CodePudding user response:

In the Model() class documentation, the model.fit() has the following signature:

fit(
    x=None,
    y=None,
    batch_size=None,
    epochs=1,
    verbose='auto',
    callbacks=None,
    validation_split=0.0,
    validation_data=None,
    shuffle=True,
    class_weight=None,
    sample_weight=None,
    initial_epoch=0,
    steps_per_epoch=None,
    validation_steps=None,
    validation_batch_size=None,
    validation_freq=1,
    max_queue_size=10,
    workers=1,
    use_multiprocessing=False
)

You can clearly notice that the class_weight parameter is None, by default.

The documentation also mentions that this is an optional parameter:

Optional dictionary mapping class indices (integers) to a weight (float) value, used for weighting the loss function (during training only). This can be useful to tell the model to "pay more attention" to samples from an under-represented class.

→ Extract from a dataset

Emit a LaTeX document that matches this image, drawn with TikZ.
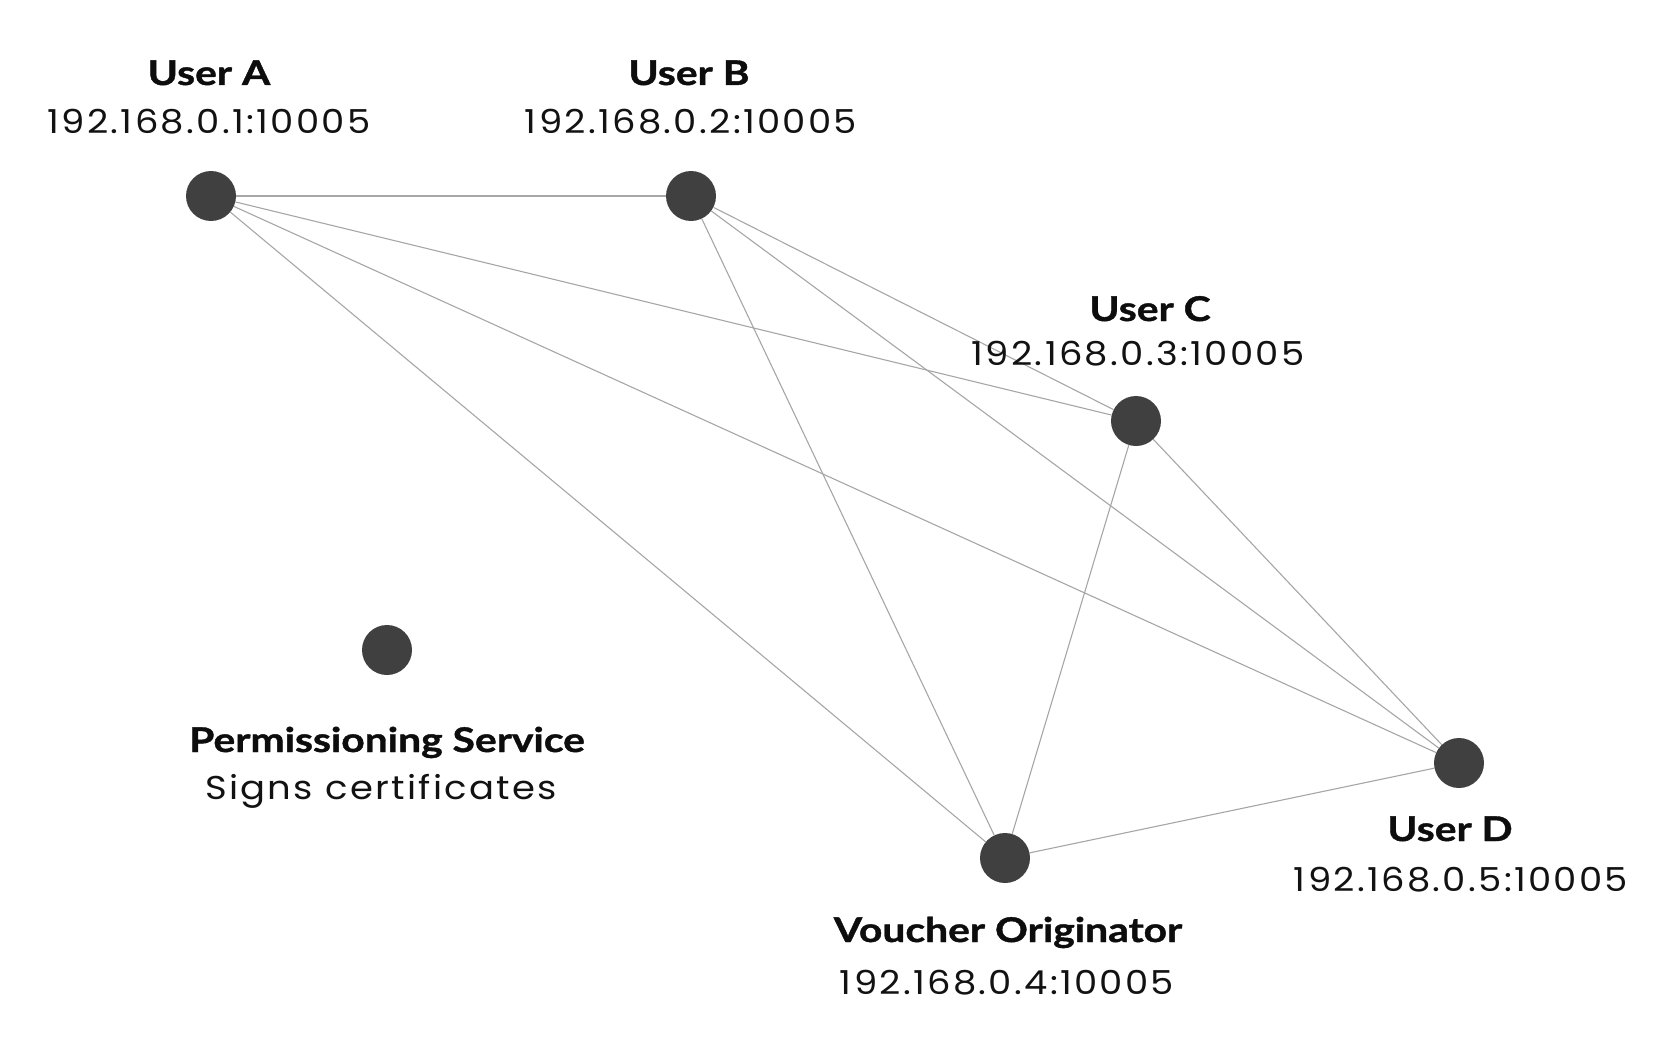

Example (a mistake for class_1 is penalized 10 times more than a mistake for class_0):

class_weight = {0:1,
                1:10}

PS: The statements are indeed a little bit misleading, in the sense that one can infer that if you have 2 classes with 90 and 10 samples respectively, the "weight" of the class is its number, but in fact what the explanation intends to convey is a synonym to saying "the model will not prioritize class 2 with 10 points over class 1 with 90 points, it's the overrepresentation of the latter (basic frequency) which counts more".

In other words, what it tells you is that the basic cross-entropy loss function (be it binary or multiclass) will favor the overrepresented class in absence of specific constraints/parameters from the developer.

This is indeed a correct affirmation, hence the necessity of tackling the imbalance via this class_weighting scheme in this situation.